● Extracted material

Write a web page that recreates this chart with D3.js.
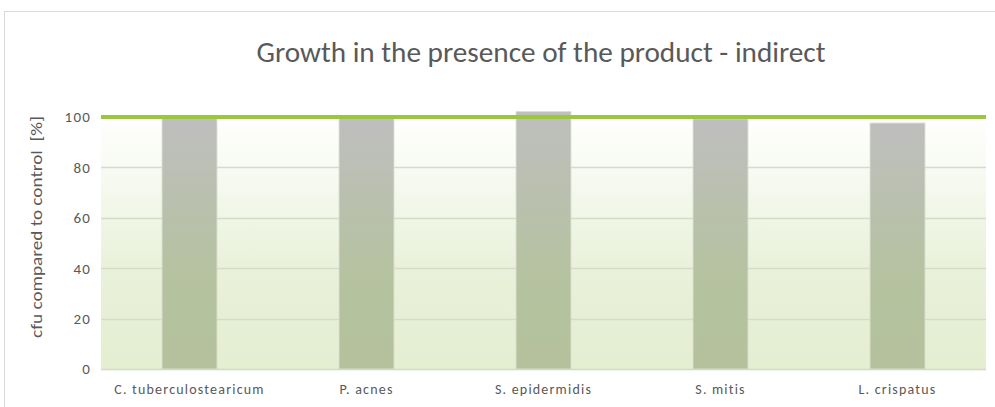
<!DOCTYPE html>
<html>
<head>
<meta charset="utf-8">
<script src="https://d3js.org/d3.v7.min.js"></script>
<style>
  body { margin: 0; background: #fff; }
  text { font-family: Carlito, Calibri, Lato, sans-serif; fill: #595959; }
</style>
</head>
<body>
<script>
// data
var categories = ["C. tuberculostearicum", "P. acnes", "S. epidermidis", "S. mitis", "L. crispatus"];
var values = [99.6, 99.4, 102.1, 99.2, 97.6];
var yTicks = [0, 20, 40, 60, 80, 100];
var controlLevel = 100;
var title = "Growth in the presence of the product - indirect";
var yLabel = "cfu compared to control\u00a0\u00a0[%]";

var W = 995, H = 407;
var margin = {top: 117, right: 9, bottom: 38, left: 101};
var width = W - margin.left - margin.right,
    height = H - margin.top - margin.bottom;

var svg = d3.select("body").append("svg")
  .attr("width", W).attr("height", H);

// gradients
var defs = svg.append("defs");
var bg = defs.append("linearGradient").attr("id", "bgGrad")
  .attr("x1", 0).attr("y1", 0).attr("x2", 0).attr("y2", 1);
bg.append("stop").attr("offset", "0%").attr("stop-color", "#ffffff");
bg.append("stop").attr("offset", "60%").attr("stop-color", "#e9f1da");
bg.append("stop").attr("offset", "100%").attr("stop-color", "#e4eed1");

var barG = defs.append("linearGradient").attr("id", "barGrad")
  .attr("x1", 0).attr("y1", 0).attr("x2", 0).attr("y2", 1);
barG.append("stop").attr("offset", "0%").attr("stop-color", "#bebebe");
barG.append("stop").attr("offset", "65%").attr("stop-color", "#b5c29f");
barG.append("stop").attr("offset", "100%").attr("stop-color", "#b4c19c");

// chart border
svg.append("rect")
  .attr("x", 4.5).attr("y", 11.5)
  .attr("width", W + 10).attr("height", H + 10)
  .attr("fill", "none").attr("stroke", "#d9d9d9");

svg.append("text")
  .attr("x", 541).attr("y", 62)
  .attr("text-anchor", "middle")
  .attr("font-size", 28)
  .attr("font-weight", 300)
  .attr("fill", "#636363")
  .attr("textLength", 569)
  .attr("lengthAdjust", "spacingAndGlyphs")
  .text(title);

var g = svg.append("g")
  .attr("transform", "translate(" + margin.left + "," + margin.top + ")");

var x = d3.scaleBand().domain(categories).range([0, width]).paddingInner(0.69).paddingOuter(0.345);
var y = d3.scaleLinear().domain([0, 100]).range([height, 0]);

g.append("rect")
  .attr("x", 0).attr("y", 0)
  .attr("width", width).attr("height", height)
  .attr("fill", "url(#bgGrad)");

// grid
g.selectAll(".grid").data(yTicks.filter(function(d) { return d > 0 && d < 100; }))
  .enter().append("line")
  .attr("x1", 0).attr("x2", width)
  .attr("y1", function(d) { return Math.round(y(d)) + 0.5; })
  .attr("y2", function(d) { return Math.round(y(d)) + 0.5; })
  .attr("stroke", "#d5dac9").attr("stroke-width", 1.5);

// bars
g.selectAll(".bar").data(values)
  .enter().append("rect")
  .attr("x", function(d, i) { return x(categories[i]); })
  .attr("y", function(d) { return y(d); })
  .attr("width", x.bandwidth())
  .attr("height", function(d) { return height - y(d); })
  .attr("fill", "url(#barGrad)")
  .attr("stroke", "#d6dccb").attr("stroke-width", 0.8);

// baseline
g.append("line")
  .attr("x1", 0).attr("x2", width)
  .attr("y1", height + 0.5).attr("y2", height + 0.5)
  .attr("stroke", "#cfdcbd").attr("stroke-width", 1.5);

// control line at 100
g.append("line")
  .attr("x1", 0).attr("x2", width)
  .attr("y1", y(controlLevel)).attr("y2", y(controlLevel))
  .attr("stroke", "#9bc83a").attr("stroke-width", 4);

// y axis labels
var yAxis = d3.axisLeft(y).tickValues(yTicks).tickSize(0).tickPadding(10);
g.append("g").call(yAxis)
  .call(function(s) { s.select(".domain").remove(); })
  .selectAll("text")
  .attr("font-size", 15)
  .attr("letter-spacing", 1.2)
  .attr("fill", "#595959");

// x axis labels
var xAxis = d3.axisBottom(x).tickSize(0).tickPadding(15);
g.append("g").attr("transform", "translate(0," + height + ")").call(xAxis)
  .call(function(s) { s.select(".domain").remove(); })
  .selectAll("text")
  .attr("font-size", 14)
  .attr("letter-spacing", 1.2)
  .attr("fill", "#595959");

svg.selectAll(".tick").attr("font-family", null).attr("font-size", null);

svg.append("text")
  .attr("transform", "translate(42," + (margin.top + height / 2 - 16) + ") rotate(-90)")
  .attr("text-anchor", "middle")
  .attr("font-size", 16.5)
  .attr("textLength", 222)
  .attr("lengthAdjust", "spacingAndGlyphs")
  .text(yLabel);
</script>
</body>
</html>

* * *

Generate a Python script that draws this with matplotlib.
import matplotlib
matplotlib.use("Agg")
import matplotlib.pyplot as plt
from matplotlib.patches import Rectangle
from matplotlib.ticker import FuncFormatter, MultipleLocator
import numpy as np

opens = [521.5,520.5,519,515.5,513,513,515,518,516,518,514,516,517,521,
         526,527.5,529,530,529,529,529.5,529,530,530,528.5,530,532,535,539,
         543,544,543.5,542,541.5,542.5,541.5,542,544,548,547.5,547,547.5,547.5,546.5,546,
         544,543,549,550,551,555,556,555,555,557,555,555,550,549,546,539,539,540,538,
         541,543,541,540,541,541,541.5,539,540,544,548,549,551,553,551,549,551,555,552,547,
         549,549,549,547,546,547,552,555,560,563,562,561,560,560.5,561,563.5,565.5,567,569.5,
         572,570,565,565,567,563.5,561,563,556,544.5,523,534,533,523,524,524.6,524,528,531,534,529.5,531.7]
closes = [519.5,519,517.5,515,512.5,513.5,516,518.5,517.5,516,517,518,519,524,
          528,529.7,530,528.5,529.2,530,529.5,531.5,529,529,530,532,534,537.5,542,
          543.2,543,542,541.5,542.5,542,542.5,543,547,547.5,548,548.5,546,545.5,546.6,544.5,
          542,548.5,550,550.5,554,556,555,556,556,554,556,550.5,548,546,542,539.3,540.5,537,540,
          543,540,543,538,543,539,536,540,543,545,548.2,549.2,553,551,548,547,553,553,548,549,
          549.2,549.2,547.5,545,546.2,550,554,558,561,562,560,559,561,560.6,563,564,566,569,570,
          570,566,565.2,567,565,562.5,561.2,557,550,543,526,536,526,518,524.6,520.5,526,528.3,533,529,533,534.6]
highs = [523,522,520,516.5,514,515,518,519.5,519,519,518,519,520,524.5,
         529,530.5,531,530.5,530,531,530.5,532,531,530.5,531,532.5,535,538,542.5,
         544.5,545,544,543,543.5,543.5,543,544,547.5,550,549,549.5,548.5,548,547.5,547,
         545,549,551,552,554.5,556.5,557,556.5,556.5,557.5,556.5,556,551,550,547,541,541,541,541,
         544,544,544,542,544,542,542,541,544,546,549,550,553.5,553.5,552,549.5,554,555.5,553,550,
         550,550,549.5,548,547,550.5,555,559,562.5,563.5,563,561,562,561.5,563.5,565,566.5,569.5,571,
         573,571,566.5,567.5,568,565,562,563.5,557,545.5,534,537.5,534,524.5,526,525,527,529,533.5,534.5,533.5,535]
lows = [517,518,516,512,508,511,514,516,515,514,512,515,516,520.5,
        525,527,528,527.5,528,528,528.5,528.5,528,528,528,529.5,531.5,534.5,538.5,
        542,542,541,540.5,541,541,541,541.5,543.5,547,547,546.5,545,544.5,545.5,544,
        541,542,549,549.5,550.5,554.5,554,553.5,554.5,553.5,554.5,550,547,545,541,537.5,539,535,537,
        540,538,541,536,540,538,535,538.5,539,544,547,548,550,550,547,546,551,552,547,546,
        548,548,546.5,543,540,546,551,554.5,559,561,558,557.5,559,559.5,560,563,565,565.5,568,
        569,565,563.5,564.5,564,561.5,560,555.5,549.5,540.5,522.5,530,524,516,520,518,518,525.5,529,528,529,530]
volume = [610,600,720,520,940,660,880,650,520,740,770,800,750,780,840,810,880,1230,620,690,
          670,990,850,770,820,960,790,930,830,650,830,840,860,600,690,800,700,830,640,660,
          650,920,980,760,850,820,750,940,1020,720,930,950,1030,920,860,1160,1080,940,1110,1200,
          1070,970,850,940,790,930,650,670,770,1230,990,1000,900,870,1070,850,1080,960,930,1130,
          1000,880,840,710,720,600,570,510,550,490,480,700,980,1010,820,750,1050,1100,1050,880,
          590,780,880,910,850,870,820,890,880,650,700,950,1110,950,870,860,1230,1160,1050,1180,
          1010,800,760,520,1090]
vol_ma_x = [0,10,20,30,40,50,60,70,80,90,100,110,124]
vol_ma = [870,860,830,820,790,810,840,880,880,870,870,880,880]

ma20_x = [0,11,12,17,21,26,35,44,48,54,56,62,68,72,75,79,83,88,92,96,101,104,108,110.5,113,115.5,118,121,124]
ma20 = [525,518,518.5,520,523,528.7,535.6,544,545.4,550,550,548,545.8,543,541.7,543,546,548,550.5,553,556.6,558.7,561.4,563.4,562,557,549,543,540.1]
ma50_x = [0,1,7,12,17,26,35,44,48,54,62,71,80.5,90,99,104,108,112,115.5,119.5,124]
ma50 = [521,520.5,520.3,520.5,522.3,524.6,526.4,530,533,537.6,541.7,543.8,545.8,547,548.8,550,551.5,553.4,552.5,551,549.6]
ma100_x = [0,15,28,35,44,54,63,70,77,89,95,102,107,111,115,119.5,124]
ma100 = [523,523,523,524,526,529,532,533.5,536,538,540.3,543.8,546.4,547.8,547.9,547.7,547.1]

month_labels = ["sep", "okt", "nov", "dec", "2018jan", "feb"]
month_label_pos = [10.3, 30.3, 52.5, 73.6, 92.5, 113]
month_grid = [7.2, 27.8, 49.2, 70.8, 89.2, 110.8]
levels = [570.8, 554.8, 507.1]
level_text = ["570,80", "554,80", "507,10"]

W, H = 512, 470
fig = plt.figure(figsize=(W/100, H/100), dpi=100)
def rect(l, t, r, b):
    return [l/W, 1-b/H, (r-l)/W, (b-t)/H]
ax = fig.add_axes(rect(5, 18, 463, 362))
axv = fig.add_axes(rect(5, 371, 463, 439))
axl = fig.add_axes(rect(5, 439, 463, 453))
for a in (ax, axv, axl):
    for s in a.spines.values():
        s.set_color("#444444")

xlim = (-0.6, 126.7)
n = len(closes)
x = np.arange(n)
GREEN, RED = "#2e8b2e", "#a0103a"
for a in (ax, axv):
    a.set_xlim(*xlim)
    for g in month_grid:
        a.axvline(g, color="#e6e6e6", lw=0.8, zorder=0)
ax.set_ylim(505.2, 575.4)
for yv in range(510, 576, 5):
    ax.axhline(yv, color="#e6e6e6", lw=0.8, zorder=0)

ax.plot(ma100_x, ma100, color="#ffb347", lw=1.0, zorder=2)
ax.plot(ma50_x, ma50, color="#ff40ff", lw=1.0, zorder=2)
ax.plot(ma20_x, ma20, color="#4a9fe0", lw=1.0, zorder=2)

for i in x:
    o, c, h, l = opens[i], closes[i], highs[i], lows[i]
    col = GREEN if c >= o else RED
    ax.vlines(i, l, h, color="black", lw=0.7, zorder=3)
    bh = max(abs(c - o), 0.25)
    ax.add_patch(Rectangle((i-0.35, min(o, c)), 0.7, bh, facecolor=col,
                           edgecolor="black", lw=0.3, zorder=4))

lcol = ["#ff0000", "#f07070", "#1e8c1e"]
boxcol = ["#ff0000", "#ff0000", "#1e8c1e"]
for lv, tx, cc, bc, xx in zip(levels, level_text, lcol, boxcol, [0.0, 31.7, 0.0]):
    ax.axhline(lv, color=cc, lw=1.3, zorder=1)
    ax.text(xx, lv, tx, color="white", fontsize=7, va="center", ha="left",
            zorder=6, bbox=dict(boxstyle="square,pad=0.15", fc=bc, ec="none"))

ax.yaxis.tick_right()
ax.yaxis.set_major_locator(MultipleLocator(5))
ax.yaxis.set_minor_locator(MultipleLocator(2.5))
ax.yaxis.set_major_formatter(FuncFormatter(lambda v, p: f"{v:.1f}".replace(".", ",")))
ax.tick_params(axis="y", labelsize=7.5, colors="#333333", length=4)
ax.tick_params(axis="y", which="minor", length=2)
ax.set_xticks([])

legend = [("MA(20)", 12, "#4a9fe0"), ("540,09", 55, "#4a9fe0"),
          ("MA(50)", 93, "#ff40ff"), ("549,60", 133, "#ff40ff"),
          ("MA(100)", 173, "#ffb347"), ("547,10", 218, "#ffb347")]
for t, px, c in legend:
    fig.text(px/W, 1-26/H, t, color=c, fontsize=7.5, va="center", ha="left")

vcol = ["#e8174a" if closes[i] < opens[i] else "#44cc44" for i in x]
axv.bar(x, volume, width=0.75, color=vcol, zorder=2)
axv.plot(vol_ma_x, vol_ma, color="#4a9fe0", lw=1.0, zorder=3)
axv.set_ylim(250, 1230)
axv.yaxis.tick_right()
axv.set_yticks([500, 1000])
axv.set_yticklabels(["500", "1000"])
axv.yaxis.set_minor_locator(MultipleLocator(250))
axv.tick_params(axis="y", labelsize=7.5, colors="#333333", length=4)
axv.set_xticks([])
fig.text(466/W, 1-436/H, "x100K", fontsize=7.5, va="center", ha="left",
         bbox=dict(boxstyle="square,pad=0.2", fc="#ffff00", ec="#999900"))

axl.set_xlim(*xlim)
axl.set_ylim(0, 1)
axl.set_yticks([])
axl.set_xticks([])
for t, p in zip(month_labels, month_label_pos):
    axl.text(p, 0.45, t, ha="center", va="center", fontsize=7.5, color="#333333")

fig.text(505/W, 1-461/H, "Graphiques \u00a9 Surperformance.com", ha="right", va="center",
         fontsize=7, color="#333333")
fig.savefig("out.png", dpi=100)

---

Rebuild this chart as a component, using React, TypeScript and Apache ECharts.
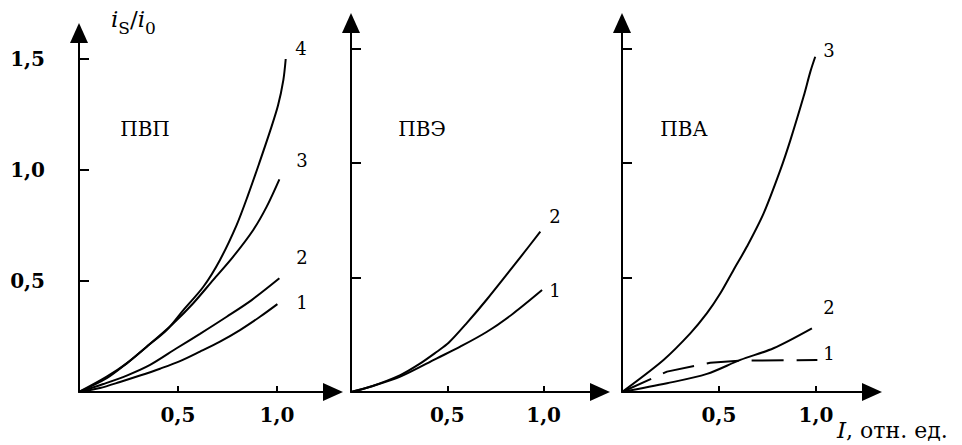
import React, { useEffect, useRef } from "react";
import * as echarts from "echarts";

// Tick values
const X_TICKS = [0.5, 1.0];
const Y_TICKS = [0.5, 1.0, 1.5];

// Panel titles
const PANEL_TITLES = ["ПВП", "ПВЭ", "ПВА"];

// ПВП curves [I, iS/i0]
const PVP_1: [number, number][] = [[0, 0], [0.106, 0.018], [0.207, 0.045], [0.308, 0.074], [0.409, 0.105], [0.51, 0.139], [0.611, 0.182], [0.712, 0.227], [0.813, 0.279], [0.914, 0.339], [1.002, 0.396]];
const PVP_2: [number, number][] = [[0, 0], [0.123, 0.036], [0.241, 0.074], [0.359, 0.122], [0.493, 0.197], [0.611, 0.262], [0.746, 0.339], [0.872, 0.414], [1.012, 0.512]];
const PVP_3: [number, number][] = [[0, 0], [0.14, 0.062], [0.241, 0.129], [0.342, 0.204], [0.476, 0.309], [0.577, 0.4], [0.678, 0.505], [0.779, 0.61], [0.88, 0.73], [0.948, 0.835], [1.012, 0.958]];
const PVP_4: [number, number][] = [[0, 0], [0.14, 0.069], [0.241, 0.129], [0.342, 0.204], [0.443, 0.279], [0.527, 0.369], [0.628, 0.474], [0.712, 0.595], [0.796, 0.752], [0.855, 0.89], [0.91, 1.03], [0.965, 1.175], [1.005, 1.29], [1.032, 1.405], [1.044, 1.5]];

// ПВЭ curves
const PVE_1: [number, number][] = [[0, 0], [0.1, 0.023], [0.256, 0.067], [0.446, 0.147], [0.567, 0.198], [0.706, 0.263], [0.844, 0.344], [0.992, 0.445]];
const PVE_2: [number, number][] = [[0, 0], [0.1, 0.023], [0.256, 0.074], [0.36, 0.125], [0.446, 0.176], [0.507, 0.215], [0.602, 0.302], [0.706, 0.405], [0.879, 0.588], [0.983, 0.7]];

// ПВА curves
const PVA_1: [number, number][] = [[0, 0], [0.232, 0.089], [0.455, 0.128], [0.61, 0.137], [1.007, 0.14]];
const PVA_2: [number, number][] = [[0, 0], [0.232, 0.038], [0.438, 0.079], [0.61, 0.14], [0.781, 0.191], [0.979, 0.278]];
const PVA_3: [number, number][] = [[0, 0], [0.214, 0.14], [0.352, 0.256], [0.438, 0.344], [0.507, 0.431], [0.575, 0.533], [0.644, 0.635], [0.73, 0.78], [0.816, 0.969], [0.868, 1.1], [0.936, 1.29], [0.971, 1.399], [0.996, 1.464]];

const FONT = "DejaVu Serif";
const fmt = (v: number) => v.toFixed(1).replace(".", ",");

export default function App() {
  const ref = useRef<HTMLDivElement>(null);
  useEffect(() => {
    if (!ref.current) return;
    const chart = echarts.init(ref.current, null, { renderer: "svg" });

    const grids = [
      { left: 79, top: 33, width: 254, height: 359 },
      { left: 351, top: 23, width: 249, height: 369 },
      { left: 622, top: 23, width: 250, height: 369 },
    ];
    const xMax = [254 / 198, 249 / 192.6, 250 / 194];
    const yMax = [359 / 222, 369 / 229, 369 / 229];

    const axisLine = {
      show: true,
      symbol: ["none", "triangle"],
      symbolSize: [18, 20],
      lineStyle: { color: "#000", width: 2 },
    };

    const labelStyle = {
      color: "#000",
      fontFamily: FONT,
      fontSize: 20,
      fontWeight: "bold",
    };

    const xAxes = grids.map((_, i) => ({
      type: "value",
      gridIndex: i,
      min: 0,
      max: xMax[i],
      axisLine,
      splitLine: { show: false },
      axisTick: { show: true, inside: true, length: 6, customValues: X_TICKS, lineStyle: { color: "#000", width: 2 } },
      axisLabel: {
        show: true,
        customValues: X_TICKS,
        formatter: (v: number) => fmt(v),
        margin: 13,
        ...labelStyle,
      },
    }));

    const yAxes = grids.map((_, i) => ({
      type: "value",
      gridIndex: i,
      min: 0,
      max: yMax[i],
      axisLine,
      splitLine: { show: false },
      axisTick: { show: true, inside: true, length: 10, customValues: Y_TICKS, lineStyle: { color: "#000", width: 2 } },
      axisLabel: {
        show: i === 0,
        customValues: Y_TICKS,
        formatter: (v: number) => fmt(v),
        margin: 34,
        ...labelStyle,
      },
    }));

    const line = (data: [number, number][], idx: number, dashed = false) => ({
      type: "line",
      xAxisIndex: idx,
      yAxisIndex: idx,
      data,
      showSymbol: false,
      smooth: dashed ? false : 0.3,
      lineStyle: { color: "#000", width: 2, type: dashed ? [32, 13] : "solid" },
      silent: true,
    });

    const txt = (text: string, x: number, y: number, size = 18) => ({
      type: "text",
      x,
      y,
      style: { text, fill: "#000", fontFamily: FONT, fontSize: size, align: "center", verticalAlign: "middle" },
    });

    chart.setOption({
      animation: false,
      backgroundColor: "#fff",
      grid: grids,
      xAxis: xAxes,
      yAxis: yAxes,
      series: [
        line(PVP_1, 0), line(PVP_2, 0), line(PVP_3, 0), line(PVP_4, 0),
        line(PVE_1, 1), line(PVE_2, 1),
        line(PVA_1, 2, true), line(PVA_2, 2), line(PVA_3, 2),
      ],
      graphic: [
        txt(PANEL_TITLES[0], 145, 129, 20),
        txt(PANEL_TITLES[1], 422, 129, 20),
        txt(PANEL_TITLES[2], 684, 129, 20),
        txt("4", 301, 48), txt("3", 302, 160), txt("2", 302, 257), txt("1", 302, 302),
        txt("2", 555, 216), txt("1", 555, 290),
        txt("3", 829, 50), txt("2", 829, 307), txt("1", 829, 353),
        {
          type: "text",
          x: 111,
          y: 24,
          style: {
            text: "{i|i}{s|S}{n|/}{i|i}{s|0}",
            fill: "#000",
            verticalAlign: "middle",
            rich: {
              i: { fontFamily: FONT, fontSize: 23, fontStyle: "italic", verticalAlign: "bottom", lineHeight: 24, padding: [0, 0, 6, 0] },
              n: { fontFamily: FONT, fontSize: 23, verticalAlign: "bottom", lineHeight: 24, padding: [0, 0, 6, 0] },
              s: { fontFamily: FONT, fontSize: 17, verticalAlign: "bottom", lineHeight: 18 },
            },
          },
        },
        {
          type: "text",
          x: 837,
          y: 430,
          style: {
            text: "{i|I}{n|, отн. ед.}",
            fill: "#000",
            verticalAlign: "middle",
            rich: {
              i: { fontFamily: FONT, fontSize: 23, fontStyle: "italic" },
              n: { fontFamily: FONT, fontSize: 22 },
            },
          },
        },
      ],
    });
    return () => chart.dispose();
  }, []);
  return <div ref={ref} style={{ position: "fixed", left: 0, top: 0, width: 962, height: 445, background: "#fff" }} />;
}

● Your goal
Using the data above, set down each line from the line with "Write a web" to the line with "height = H - margin.top - margin.bottom;" exactly, both ends included, and leave the pictures behind. Nothing else belongs.

● Written response
Write a web page that recreates this chart with D3.js.
<!DOCTYPE html>
<html>
<head>
<meta charset="utf-8">
<script src="https://d3js.org/d3.v7.min.js"></script>
<style>
  body { margin: 0; background: #fff; }
  text { font-family: Carlito, Calibri, Lato, sans-serif; fill: #595959; }
</style>
</head>
<body>
<script>
// data
var categories = ["C. tuberculostearicum", "P. acnes", "S. epidermidis", "S. mitis", "L. crispatus"];
var values = [99.6, 99.4, 102.1, 99.2, 97.6];
var yTicks = [0, 20, 40, 60, 80, 100];
var controlLevel = 100;
var title = "Growth in the presence of the product - indirect";
var yLabel = "cfu compared to control\u00a0\u00a0[%]";

var W = 995, H = 407;
var margin = {top: 117, right: 9, bottom: 38, left: 101};
var width = W - margin.left - margin.right,
    height = H - margin.top - margin.bottom;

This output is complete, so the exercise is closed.